Joseph Manuel María Joaquin Micheltorena y Llano (8 June 1804 – 7 September 1853) was a brigadier general and adjutant-general of the Mexican Army, governor of California, commandant-general and inspector of the department of Las Californias, then within Mexico. Micheltorena was the last non-Californian born Mexican governor, preceding the San Gabriel–born Pío Pico, the last provincial governor.

==Personal life==
Micheltorena was born in 1804 in Oaxaca City, Mexico, into a prominent Basque family. His parents were Army Captain Joseph Eusebio Micheltorena (who in 1819 was included among a list of notable foreigners in Mexico), and Catarina Gertrudis Llano.

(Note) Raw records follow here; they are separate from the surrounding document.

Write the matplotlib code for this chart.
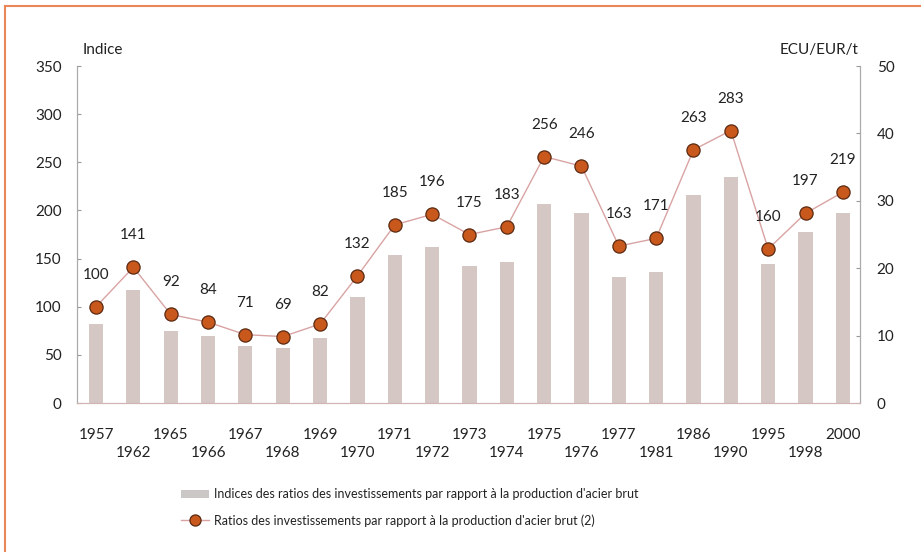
import matplotlib
matplotlib.use("Agg")
import matplotlib.pyplot as plt
from matplotlib.lines import Line2D
from matplotlib.patches import Patch

years = ["1957", "1962", "1965", "1966", "1967", "1968", "1969", "1970", "1971",
         "1972", "1973", "1974", "1975", "1976", "1977", "1981", "1986", "1990",
         "1995", "1998", "2000"]
# index (1957 = 100), left axis
indices = [100, 141, 92, 84, 71, 69, 82, 132, 185, 196, 175, 183, 256, 246,
           163, 171, 263, 283, 160, 197, 219]
# investment per tonne of crude steel, right axis
ratios = [11.7, 16.7, 10.7, 9.9, 8.4, 8.1, 9.6, 15.7, 21.9, 23.2, 20.4, 20.9,
          29.6, 28.2, 18.7, 19.4, 30.9, 33.6, 20.6, 25.4, 28.2]

label_bars = "Indices des ratios des investissements par rapport à la production d'acier brut"
label_line = "Ratios des investissements par rapport à la production d'acier brut (2)"

plt.rcParams["font.family"] = ["Lato", "DejaVu Sans"]
TXT = "#222222"
BAR = "#d5c8c4"
DOT = "#c8581c"
FS = 11

fig = plt.figure(figsize=(9.21, 5.52), dpi=100)
ax = fig.add_axes([0.0836, 0.2699, 0.8502, 0.6105])
ax2 = ax.twinx()

x = list(range(len(years)))

# bars on the right-hand scale
ax2.bar(x, ratios, width=0.38, color=BAR, zorder=1)
ax2.set_ylim(0, 50)
ax2.set_yticks(range(0, 51, 10))

# index line on the left-hand scale, kept above the bars
ax.set_zorder(ax2.get_zorder() + 1)
ax.patch.set_visible(False)
ax.plot(x, indices, color="#d9a3a3", lw=1.0, zorder=2)
ax.plot(x, indices, "o", ms=9.5, mfc=DOT, mec="#5a2a12", mew=0.9, zorder=3)
for xi, v in zip(x, indices):
    ax.annotate(str(v), (xi, v), xytext=(0, 23), textcoords="offset points",
                ha="center", va="center", fontsize=FS, color=TXT)

ax.set_ylim(0, 350)
ax.set_yticks(range(0, 351, 50))
ax.set_xlim(-0.51, 20.46)

# staggered year labels
ax.set_xticks(x)
ax.set_xticklabels([y if i % 2 == 0 else "\n" + y for i, y in enumerate(years)])
for t in ax.get_xticklabels():
    t.set_linespacing(1.4)
ax.tick_params(axis="x", length=0, pad=18, labelsize=FS, labelcolor=TXT)
ax.tick_params(axis="y", direction="in", length=3, color="#999999", pad=11,
               labelsize=FS, labelcolor=TXT)
ax2.tick_params(axis="y", direction="in", length=3, color="#999999", pad=12,
                labelsize=FS, labelcolor=TXT)

for a in (ax, ax2):
    a.spines["top"].set_visible(False)
    a.spines["left"].set_color("#aaaaaa")
    a.spines["right"].set_color("#aaaaaa")
    a.spines["bottom"].set_color("#d2b4b4")
    a.spines["left"].set_linewidth(0.8)
    a.spines["right"].set_linewidth(0.8)
    a.spines["bottom"].set_linewidth(0.8)

fig.text(83 / 921, 1 - 50 / 552, "Indice", fontsize=FS, color=TXT, va="center", ha="left")
fig.text(858 / 921, 1 - 50 / 552, "ECU/EUR/t", fontsize=FS, color=TXT, va="center", ha="right")

handles = [Patch(facecolor="#cbc7c7", edgecolor="none"),
           Line2D([0], [0], color="#d9a3a3", lw=1.0, marker="o", ms=8,
                  mfc=DOT, mec="#5a2a12", mew=0.9)]
fig.legend(handles, [label_bars, label_line], loc="upper left",
           bbox_to_anchor=(170 / 921, 1 - 477 / 552), frameon=False,
           fontsize=9, handlelength=2.2, handleheight=0.7, handletextpad=0.45,
           labelspacing=1.1, labelcolor=TXT)

# orange frame edges
fig.add_artist(Line2D([5 / 921, 5 / 921], [0, 1 - 6 / 552], color="#e8875a", lw=1.5))
fig.add_artist(Line2D([5 / 921, 1], [1 - 6 / 552, 1 - 6 / 552], color="#e8875a", lw=1.5))

fig.savefig("out.png", dpi=100)
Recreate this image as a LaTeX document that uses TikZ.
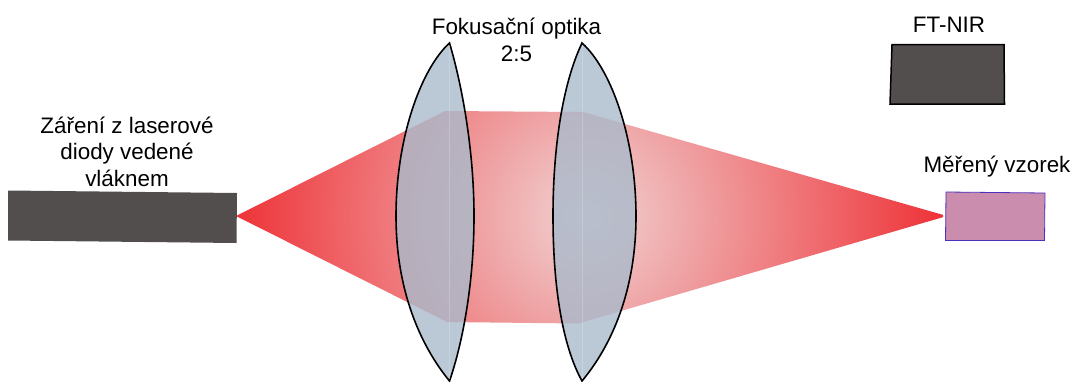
\documentclass[tikz,border=0pt]{standalone}
\usepackage{fontspec}
\setmainfont{Liberation Sans}

\definecolor{beamred}{RGB}{238,50,55}
\definecolor{beampale}{RGB}{240,212,212}
\definecolor{boxgray}{RGB}{82,78,77}
\definecolor{lensblue}{RGB}{170,186,203}
\definecolor{samplepink}{RGB}{203,141,174}
\definecolor{sampleedge}{RGB}{75,50,190}

\begin{document}
\begin{tikzpicture}[
    x=1pt,
    y=-1pt,
    label/.style={
        font=\fontsize{22.4}{26.4}\selectfont,
        align=center,
        text=black
    },
    lens/.style={
        draw=black,
        line width=1.6pt,
        fill=lensblue,
        fill opacity=0.8
    },
    lensaxis/.style={
        draw=white,
        line width=0.6pt,
        opacity=0.2
    },
    devicebox/.style={
        fill=boxgray
    }
]
\useasboundingbox (0,0) rectangle (1073,381);

% Beam
\begin{scope}
\clip (236,216) -- (445,111) -- (583,112) -- (947,216) -- (578,323.5) -- (447,322) -- cycle;
\shade[shading=radial, inner color=beampale, outer color=beamred]
    (233,-139) rectangle (943,571);
\end{scope}

% Lenses
\path[lens] (449.5,43) .. controls (420,70) and (396,140) .. (396,216)
    .. controls (396,290) and (420,345) .. (449.5,381)
    .. controls (462,345) and (474,285) .. (474,216)
    .. controls (474,150) and (462,85) .. cycle;
\path[lens] (582,43) .. controls (612,70) and (636,140) .. (636,216)
    .. controls (636,290) and (612,345) .. (582,381)
    .. controls (562,345) and (553,285) .. (553,216)
    .. controls (553,150) and (562,85) .. cycle;
\draw[lensaxis] (449.5,45) -- (449.5,379);
\draw[lensaxis] (582,45) -- (582,379);

% Fibre, spectrometer, sample
\fill[devicebox] (8,190.5) -- (237,193) -- (236.5,243) -- (8,240.5) -- cycle;
\draw[devicebox, draw=black, line width=1.5pt] (892,44.5) -- (1004,44.5) -- (1004.5,104) -- (890,104) -- cycle;
\draw[fill=samplepink, draw=sampleedge, line width=0.8pt] (946,192) -- (1045,193) -- (1044.5,240.5) -- (945.5,240.5) -- cycle;

% Labels
\node[label] (fibrelabel) at (127,151.5) {Záření z laserové\\diody vedené\\vláknem};
\node[label] (opticslabel) at (516.5,40) {Fokusační optika\\2:5};
\node[label] (ftnirlabel) at (949,25) {FT-NIR};
\node[label] (samplelabel) at (997,167) {Měřený vzorek};
\end{tikzpicture}
\end{document}
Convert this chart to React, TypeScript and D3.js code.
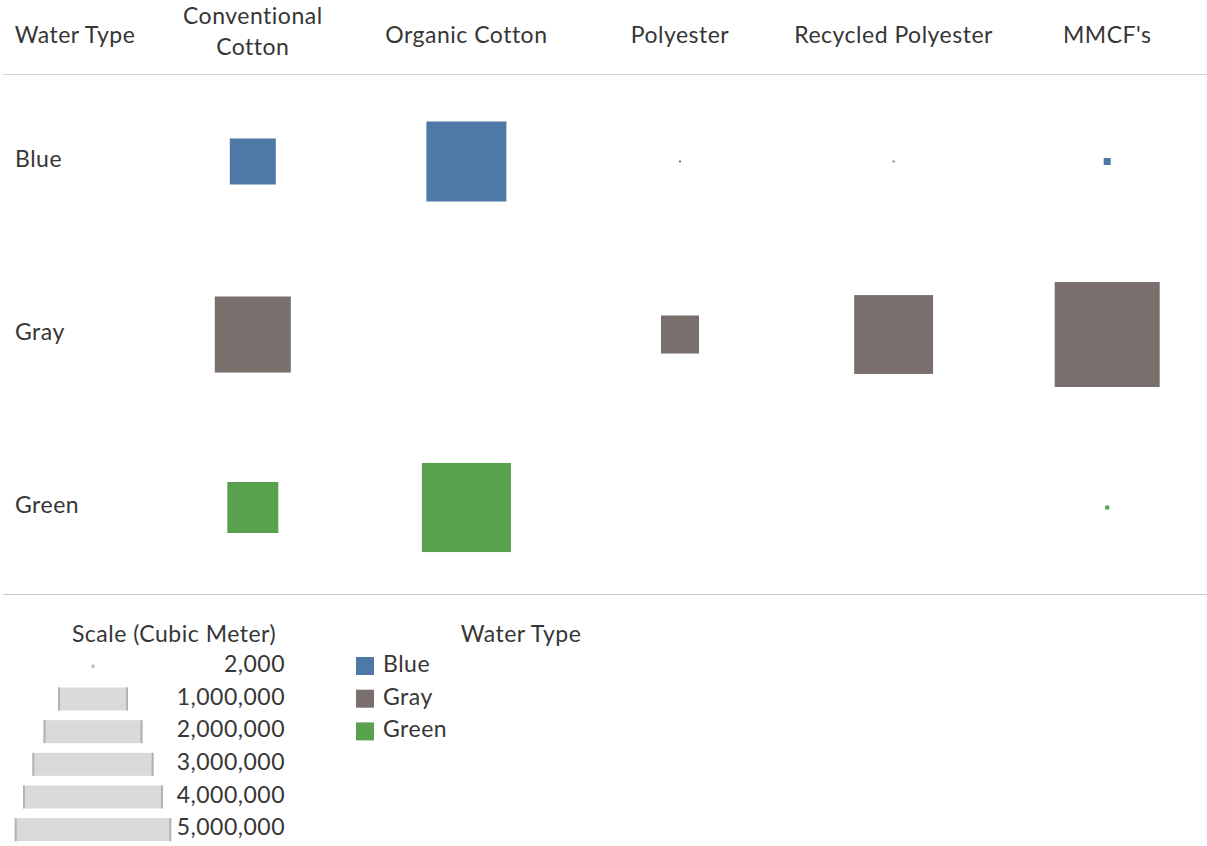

He was baptized at five days old at Oaxaca Cathedral. His grandparents were Joseph de Micheltorena (Mitxeltorena) and María Encarnación de Herrera (paternal), and Joseph Augustín de Llano and María Romero (maternal).

==Career==
Micheltorena was appointed governor of California by Mexican president Antonio López de Santa Anna, the territory's 9th, and served from 30 December 1842 until his ouster in 1845.

Micheltorena continued previous governors' policy of large land grants ("ranchos"), making 115 land grants in 1843 and 1844. He faced criticism, opposition, and eventually rebellion by the Californios who wanted local-born governors.

Micheltorena brought with him from Mexico a group of soldiers that included criminals, and who were derisively referred to by some as cholos, to enforce his policies. Micheltorena was defeated at the 1845 Battle of Providencia, left California, and was succeeded by Pío Pico as governor.

Micheltorena served as Brigadier-General, Chief of Staff to Antonio López de Santa Anna's Army of the North in the Mexican–American War in 1847. Micheltorena handled artillery at the Battle of La Angostura.